>> begin Supplied information

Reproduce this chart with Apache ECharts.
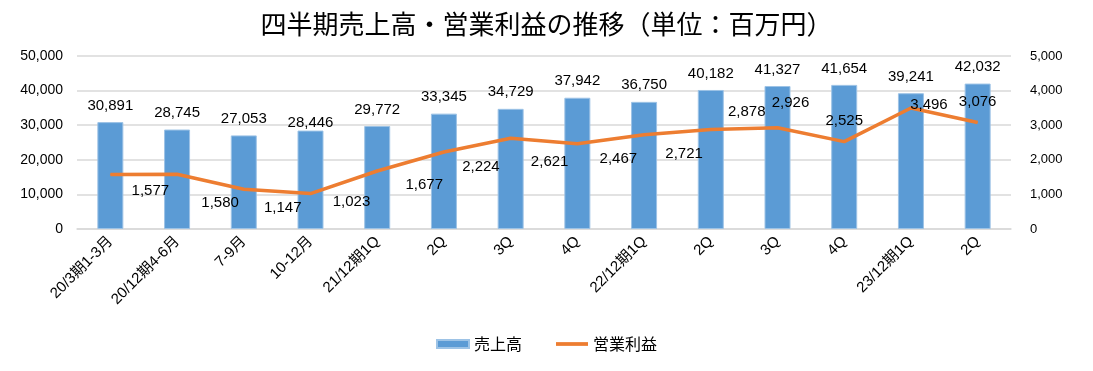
<!DOCTYPE html>
<html>
<head>
<meta charset="utf-8">
<script src="https://cdn.jsdelivr.net/npm/echarts@6/dist/echarts.min.js"></script>
<style>
html,body{margin:0;padding:0;background:#fff;}
#chart{width:1093px;height:371px;}
</style>
</head>
<body>
<div id="chart"></div>
<script>
const categories = ["20/3期1-3月","20/12期4-6月","7-9月","10-12月","21/12期1Q","2Q","3Q","4Q","22/12期1Q","2Q","3Q","4Q","23/12期1Q","2Q"];
const sales = [30891,28745,27053,28446,29772,33345,34729,37942,36750,40182,41327,41654,39241,42032];
const operatingProfit = [1577,1580,1147,1023,1677,2224,2621,2467,2721,2878,2926,2525,3496,3076];
const leftTicks = [0,10000,20000,30000,40000,50000];
const rightTicks = [0,1000,2000,3000,4000,5000];

// label placement tweaks (as in the original, manually placed labels)
const lineLabelOffsets = [[40,16],[43,29],[39,19],[41,8],[47,14],[37,15],[39,24],[41,15],[40,19],[36,-18],[13,-25],[0,-21],[18,-3],[0,-21]];
const barLabelOffsets = [[0,0],[0,0],[0,0],[0,9],[0,0],[0,0],[0,0],[0,0],[0,0],[0,0],[0,0],[0,0],[0,0],[0,0]];

const FONT = '"Liberation Sans","Noto Sans CJK JP",sans-serif';
const fmt = v => v.toLocaleString('en-US');

const chart = echarts.init(document.getElementById('chart'), null, {renderer:'canvas'});
chart.setOption({
  animation:false,
  textStyle:{fontFamily:FONT},
  title:{
    text:'四半期売上高・営業利益の推移（単位：百万円）',
    left:'center', top:6,
    textStyle:{fontFamily:'"Noto Sans CJK JP",sans-serif',fontSize:26,fontWeight:'normal',color:'#000'}
  },
  legend:{
    bottom:14, left:'center', itemGap:34,
    textStyle:{fontFamily:'"Noto Sans CJK JP",sans-serif',fontSize:16,color:'#000'},
    data:[
      {name:'売上高', icon:'rect', itemStyle:{color:'#5b9bd5'}},
      {name:'営業利益', icon:'path://M0,0H34V4H0Z', itemStyle:{color:'#ed7d31'}}
    ],
    itemWidth:32, itemHeight:8
  },
  grid:{left:77,right:82,top:56,bottom:142},
  xAxis:{
    type:'category', data:categories,
    axisLine:{show:true,lineStyle:{color:'#d9d9d9',width:1.5}},
    axisTick:{show:false},
    axisLabel:{rotate:45,fontSize:15,color:'#000',margin:10,interval:0,fontFamily:FONT}
  },
  yAxis:[
    {type:'value',min:leftTicks[0],max:leftTicks[leftTicks.length-1],interval:leftTicks[1]-leftTicks[0],
     axisLine:{show:false},axisTick:{show:false},
     splitLine:{lineStyle:{color:'#d9d9d9',width:1.5}},
     axisLabel:{fontSize:14,color:'#000',margin:14,formatter:v=>fmt(v)}},
    {type:'value',min:rightTicks[0],max:rightTicks[rightTicks.length-1],interval:rightTicks[1]-rightTicks[0],
     axisLine:{show:false},axisTick:{show:false},splitLine:{show:false},
     axisLabel:{fontSize:13,color:'#000',margin:19,formatter:v=>fmt(v)}}
  ],
  series:[
    {
      name:'売上高', type:'bar', yAxisIndex:0, barWidth:26,
      itemStyle:{color:'#5b9bd5',borderColor:'#9dc3e6',borderWidth:1},
      data:sales.map((v,i)=>({value:v,label:{offset:barLabelOffsets[i]}})),
      label:{show:true,position:'top',distance:9,fontSize:15,color:'#000',fontFamily:FONT,formatter:p=>fmt(p.value)}
    },
    {
      name:'営業利益', type:'line', yAxisIndex:1,
      symbol:'circle', symbolSize:1, showSymbol:true,
      lineStyle:{color:'#ed7d31',width:3.5},
      itemStyle:{color:'#ed7d31'},
      data:operatingProfit.map((v,i)=>({value:v,label:{offset:lineLabelOffsets[i]}})),
      label:{show:true,position:'inside',fontSize:15,color:'#000',fontFamily:FONT,formatter:p=>fmt(p.value)},
      z:3
    }
  ]
});
</script>
</body>
</html>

>> end Supplied information

**Problem details**
Omit every picture, then reproduce the rest of the listing exactly.

**Written solution**
Reproduce this chart with Apache ECharts.
<!DOCTYPE html>
<html>
<head>
<meta charset="utf-8">
<script src="https://cdn.jsdelivr.net/npm/echarts@6/dist/echarts.min.js"></script>
<style>
html,body{margin:0;padding:0;background:#fff;}
#chart{width:1093px;height:371px;}
</style>
</head>
<body>
<div id="chart"></div>
<script>
const categories = ["20/3期1-3月","20/12期4-6月","7-9月","10-12月","21/12期1Q","2Q","3Q","4Q","22/12期1Q","2Q","3Q","4Q","23/12期1Q","2Q"];
const sales = [30891,28745,27053,28446,29772,33345,34729,37942,36750,40182,41327,41654,39241,42032];
const operatingProfit = [1577,1580,1147,1023,1677,2224,2621,2467,2721,2878,2926,2525,3496,3076];
const leftTicks = [0,10000,20000,30000,40000,50000];
const rightTicks = [0,1000,2000,3000,4000,5000];

// label placement tweaks (as in the original, manually placed labels)
const lineLabelOffsets = [[40,16],[43,29],[39,19],[41,8],[47,14],[37,15],[39,24],[41,15],[40,19],[36,-18],[13,-25],[0,-21],[18,-3],[0,-21]];
const barLabelOffsets = [[0,0],[0,0],[0,0],[0,9],[0,0],[0,0],[0,0],[0,0],[0,0],[0,0],[0,0],[0,0],[0,0],[0,0]];

const FONT = '"Liberation Sans","Noto Sans CJK JP",sans-serif';
const fmt = v => v.toLocaleString('en-US');

const chart = echarts.init(document.getElementById('chart'), null, {renderer:'canvas'});
chart.setOption({
  animation:false,
  textStyle:{fontFamily:FONT},
  title:{
    text:'四半期売上高・営業利益の推移（単位：百万円）',
    left:'center', top:6,
    textStyle:{fontFamily:'"Noto Sans CJK JP",sans-serif',fontSize:26,fontWeight:'normal',color:'#000'}
  },
  legend:{
    bottom:14, left:'center', itemGap:34,
    textStyle:{fontFamily:'"Noto Sans CJK JP",sans-serif',fontSize:16,color:'#000'},
    data:[
      {name:'売上高', icon:'rect', itemStyle:{color:'#5b9bd5'}},
      {name:'営業利益', icon:'path://M0,0H34V4H0Z', itemStyle:{color:'#ed7d31'}}
    ],
    itemWidth:32, itemHeight:8
  },
  grid:{left:77,right:82,top:56,bottom:142},
  xAxis:{
    type:'category', data:categories,
    axisLine:{show:true,lineStyle:{color:'#d9d9d9',width:1.5}},
    axisTick:{show:false},
    axisLabel:{rotate:45,fontSize:15,color:'#000',margin:10,interval:0,fontFamily:FONT}
  },
  yAxis:[
    {type:'value',min:leftTicks[0],max:leftTicks[leftTicks.length-1],interval:leftTicks[1]-leftTicks[0],
     axisLine:{show:false},axisTick:{show:false},
     splitLine:{lineStyle:{color:'#d9d9d9',width:1.5}},
     axisLabel:{fontSize:14,color:'#000',margin:14,formatter:v=>fmt(v)}},
    {type:'value',min:rightTicks[0],max:rightTicks[rightTicks.length-1],interval:rightTicks[1]-rightTicks[0],
     axisLine:{show:false},axisTick:{show:false},splitLine:{show:false},
     axisLabel:{fontSize:13,color:'#000',margin:19,formatter:v=>fmt(v)}}
  ],
  series:[
    {
      name:'売上高', type:'bar', yAxisIndex:0, barWidth:26,
      itemStyle:{color:'#5b9bd5',borderColor:'#9dc3e6',borderWidth:1},
      data:sales.map((v,i)=>({value:v,label:{offset:barLabelOffsets[i]}})),
      label:{show:true,position:'top',distance:9,fontSize:15,color:'#000',fontFamily:FONT,formatter:p=>fmt(p.value)}
    },
    {
      name:'営業利益', type:'line', yAxisIndex:1,
      symbol:'circle', symbolSize:1, showSymbol:true,
      lineStyle:{color:'#ed7d31',width:3.5},
      itemStyle:{color:'#ed7d31'},
      data:operatingProfit.map((v,i)=>({value:v,label:{offset:lineLabelOffsets[i]}})),
      label:{show:true,position:'inside',fontSize:15,color:'#000',fontFamily:FONT,formatter:p=>fmt(p.value)},
      z:3
    }
  ]
});
</script>
</body>
</html>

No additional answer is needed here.